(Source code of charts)
* * *
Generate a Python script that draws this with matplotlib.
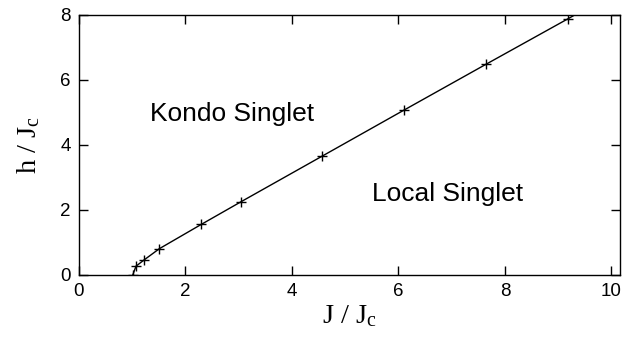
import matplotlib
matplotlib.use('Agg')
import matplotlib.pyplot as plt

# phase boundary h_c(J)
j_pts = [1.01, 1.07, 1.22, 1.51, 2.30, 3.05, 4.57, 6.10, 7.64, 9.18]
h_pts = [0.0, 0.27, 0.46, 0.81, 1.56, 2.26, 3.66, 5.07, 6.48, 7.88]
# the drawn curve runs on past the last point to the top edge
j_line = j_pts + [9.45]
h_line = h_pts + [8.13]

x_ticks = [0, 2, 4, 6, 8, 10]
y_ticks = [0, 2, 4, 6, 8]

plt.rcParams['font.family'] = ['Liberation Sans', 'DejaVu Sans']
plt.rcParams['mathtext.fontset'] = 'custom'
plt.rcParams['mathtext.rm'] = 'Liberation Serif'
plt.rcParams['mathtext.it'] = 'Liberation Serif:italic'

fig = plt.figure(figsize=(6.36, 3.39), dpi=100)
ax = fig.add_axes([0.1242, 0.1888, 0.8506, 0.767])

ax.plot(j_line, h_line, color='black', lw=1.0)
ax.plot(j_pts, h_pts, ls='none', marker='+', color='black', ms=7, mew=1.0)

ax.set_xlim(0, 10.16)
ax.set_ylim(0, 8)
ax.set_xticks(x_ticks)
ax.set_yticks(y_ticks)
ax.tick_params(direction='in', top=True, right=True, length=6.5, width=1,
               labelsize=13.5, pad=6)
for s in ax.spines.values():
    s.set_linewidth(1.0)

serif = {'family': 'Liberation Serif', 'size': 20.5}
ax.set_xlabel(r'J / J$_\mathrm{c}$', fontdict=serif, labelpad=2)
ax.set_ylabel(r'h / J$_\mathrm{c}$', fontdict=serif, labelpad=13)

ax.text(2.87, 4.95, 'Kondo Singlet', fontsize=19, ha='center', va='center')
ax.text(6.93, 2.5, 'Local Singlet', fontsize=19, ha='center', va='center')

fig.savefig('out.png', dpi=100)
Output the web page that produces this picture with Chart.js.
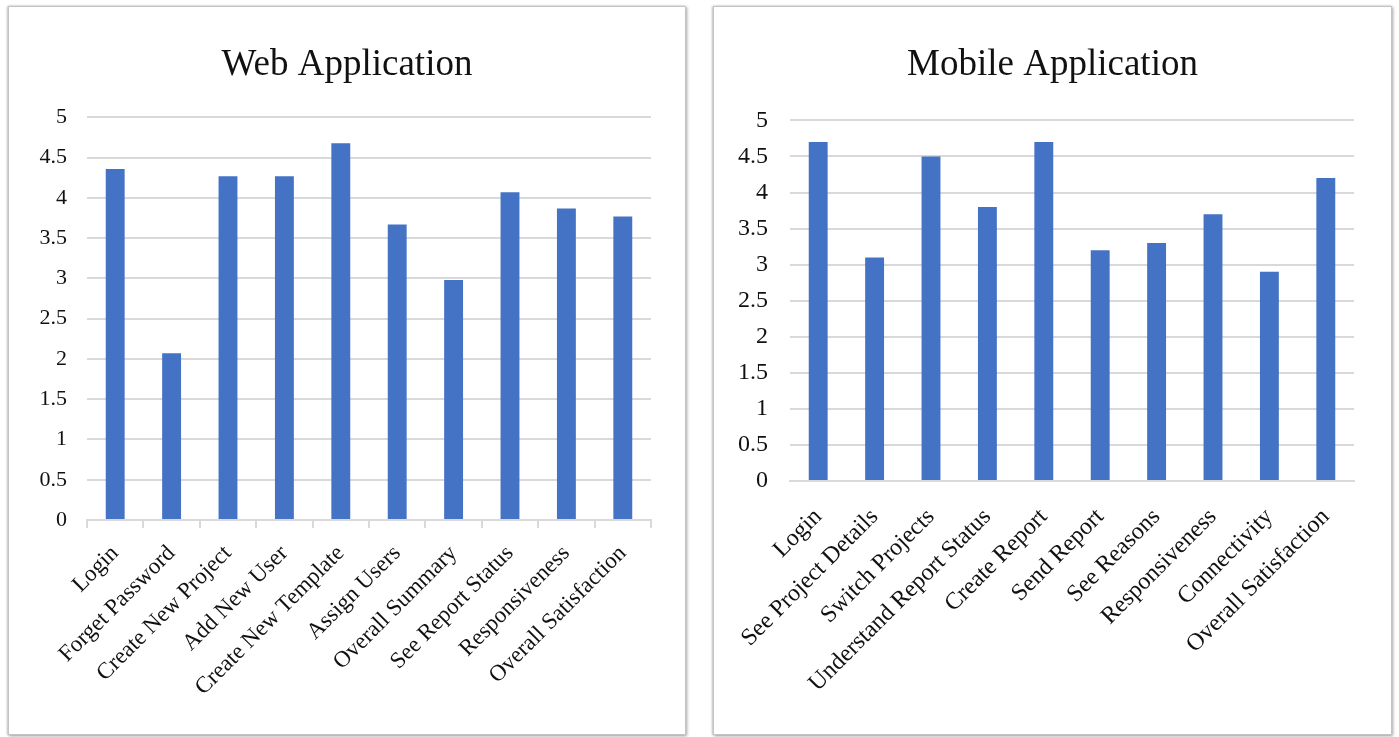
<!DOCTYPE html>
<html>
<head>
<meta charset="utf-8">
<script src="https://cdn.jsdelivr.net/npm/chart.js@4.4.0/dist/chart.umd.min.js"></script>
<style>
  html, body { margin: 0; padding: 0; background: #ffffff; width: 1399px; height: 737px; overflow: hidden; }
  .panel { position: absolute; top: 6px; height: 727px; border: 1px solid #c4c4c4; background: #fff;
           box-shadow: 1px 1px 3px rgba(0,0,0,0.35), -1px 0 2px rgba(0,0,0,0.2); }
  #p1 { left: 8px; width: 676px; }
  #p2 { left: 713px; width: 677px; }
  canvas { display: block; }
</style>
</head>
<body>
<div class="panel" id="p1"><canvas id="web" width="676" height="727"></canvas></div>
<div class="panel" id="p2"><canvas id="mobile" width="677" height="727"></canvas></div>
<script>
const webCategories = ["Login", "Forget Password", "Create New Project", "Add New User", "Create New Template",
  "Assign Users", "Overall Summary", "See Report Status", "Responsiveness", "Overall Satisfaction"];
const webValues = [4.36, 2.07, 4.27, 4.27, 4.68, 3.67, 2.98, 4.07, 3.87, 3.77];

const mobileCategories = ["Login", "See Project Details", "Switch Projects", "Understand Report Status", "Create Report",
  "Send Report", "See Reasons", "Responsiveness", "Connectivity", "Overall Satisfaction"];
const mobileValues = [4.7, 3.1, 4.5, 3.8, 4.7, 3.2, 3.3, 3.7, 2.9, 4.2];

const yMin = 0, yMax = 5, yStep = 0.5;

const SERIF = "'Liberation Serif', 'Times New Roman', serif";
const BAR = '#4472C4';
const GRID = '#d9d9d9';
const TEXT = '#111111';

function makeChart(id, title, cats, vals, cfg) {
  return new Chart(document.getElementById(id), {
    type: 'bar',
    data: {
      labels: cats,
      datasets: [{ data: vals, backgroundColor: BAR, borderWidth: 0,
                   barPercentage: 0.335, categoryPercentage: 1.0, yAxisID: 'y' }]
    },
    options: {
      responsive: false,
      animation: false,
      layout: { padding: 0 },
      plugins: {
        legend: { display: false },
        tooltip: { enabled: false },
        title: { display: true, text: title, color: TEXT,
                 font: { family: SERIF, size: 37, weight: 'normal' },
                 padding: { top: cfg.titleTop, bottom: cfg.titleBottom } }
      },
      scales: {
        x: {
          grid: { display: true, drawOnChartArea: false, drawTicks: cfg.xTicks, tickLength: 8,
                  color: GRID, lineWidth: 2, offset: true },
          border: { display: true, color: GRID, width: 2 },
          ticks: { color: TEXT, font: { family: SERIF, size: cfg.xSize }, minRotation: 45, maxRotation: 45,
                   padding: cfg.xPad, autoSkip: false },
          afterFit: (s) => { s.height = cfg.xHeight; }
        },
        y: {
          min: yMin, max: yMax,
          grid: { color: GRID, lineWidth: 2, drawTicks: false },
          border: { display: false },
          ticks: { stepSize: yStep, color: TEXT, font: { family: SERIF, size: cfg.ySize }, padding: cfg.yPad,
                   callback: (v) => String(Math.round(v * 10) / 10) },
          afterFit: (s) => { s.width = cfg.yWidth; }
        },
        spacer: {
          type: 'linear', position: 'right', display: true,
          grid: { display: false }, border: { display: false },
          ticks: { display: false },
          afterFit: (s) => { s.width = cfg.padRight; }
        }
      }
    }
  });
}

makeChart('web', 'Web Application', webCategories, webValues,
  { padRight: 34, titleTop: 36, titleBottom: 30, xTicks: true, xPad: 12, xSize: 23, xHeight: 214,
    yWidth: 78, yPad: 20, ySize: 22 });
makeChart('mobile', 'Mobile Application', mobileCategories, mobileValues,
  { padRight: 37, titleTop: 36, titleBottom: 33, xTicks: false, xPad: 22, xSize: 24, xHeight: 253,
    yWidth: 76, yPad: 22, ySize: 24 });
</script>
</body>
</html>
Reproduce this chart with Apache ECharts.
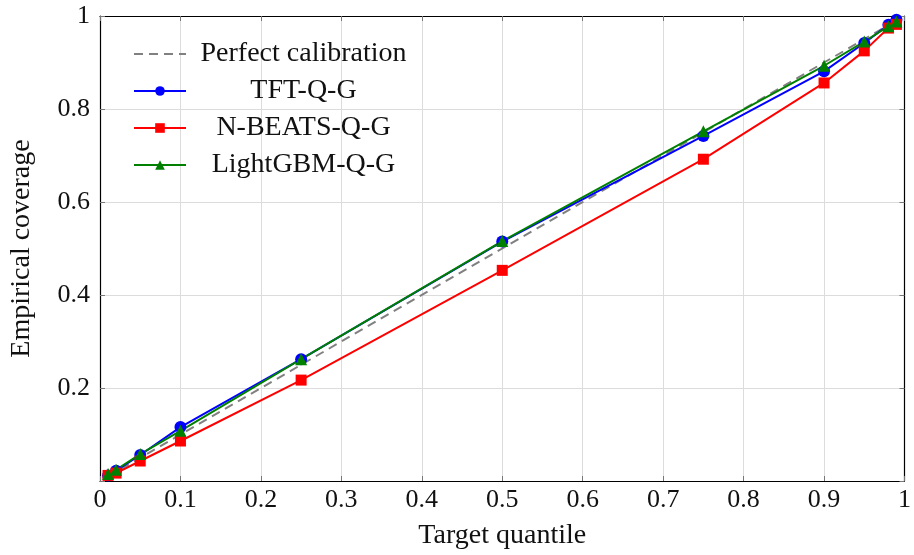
* * *
__WHAT TO PRODUCE__: Check each line of the records for the word "with" and extract those that contain it.

__WORKED ANSWER__:
Generate a Python script that draws this with matplotlib.
Output the web page that produces this picture with Chart.js.
Reproduce this chart with Apache ECharts.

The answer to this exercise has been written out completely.